Evaluation
UN Women regularly evaluates its own work to enhance accountability, inform decision making and contribute to learning on gender equality. The Independent Evaluation Service (IES) provides evidence for a more relevant, effective and efficient UN Women with greater impact on the lives of women and girls it serves.
The UN Women Evaluation Strategy 2022–2025 outlines how UN Women will leverage its evaluation function to provide evaluative evidence for greater impact on the lives of the women and girls it serves. It sets out four strategic areas of work:
- Implementing strategic corporate, regional and country portfolio evaluations;
- Implementing effective decentralized evaluation systems;
- Supporting United Nations (UN) and national stakeholder partnerships on gender-responsive evaluations; and
- Strengthening evaluation use.
The IES’s mandate comes from its Evaluation Policy. IES reports directly to the UN Women Executive Director and presents Annual Reports on Evaluation to the Executive Board. A Corporate Evaluation Plan approved by the Executive Director also guides IES.
UN Women carries out strategic corporate, country portfolio and regional evaluations, as well as decentralized evaluations. IES leads strategic evaluations with the support of external evaluators. They assess effectiveness, organizational performance and normative and operational coherence. Decentralized evaluations are conducted by external evaluators and managed by programme offices.
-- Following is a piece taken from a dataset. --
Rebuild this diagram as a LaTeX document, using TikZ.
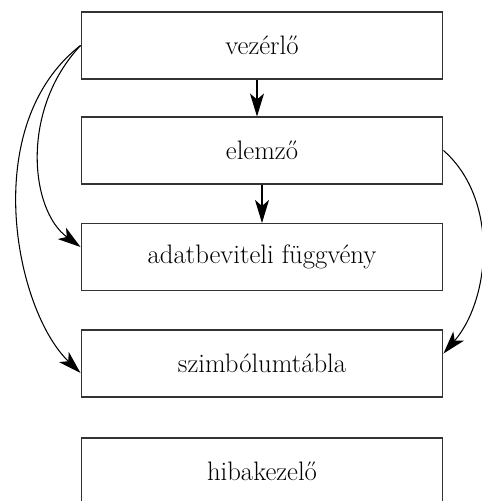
\documentclass[tikz,border=0pt]{standalone}
\usepackage{tikz}
\usetikzlibrary{arrows.meta}

\tikzset{
  modul/.style={draw=black!80, line width=0.6pt, minimum width=7.24cm, minimum height=1.34cm, align=center, font=\fontsize{15.2}{18}\selectfont},
  nyil/.style={-{Stealth[length=4.6mm,width=2.8mm,inset=1.2mm]}, line width=0.6pt}
}

\begin{document}
\begin{tikzpicture}[x=0.02cm,y=-0.02cm]
\useasboundingbox (0,0) rectangle (482,501);

\node[modul] (vez) at (262,45.5) {vezérlő};
\node[modul] (elem) at (262,150.5) {elemző};
\node[modul] (adat) at (262,257) {adatbeviteli függvény};
\node[modul] (szimb) at (262,363.5) {szimbólumtábla};
\node[modul] (hiba) at (262,471.5) {hibakezelő};

\draw[nyil] ([xshift=-0.1cm]vez.south) -- ([xshift=-0.1cm]elem.north);
\draw[nyil] (elem) -- (adat);
\draw[nyil] (vez.west) .. controls (20,110) and (30,210) .. ([yshift=0.2cm]adat.west);
\draw[nyil] (vez.west) .. controls (-22,125) and (15,310) .. ([yshift=-0.19cm]szimb.west);
\draw[nyil] (elem.east) .. controls (500,200) and (490,300) .. ([yshift=0.2cm]szimb.east);
\end{tikzpicture}
\end{document}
They are quality-assured through the Global Evaluation Reports Assessment and Analysis System (GERAAS) and their results are presented at the annual session of the Executive Board.
All evaluations are publicly available on the Global Accountability and Tracking of Evaluation (GATE) system.
IES also develops guidelines and methodologies to mainstream gender equality and human rights perspectives in evaluation, and works with the United Nations Evaluation Group (UNEG) to promote UN System-wide coordination for gender equality.
The IES works to make UN Women stronger, while engaging the UN System and external partners to advocate for gender responsive evaluation.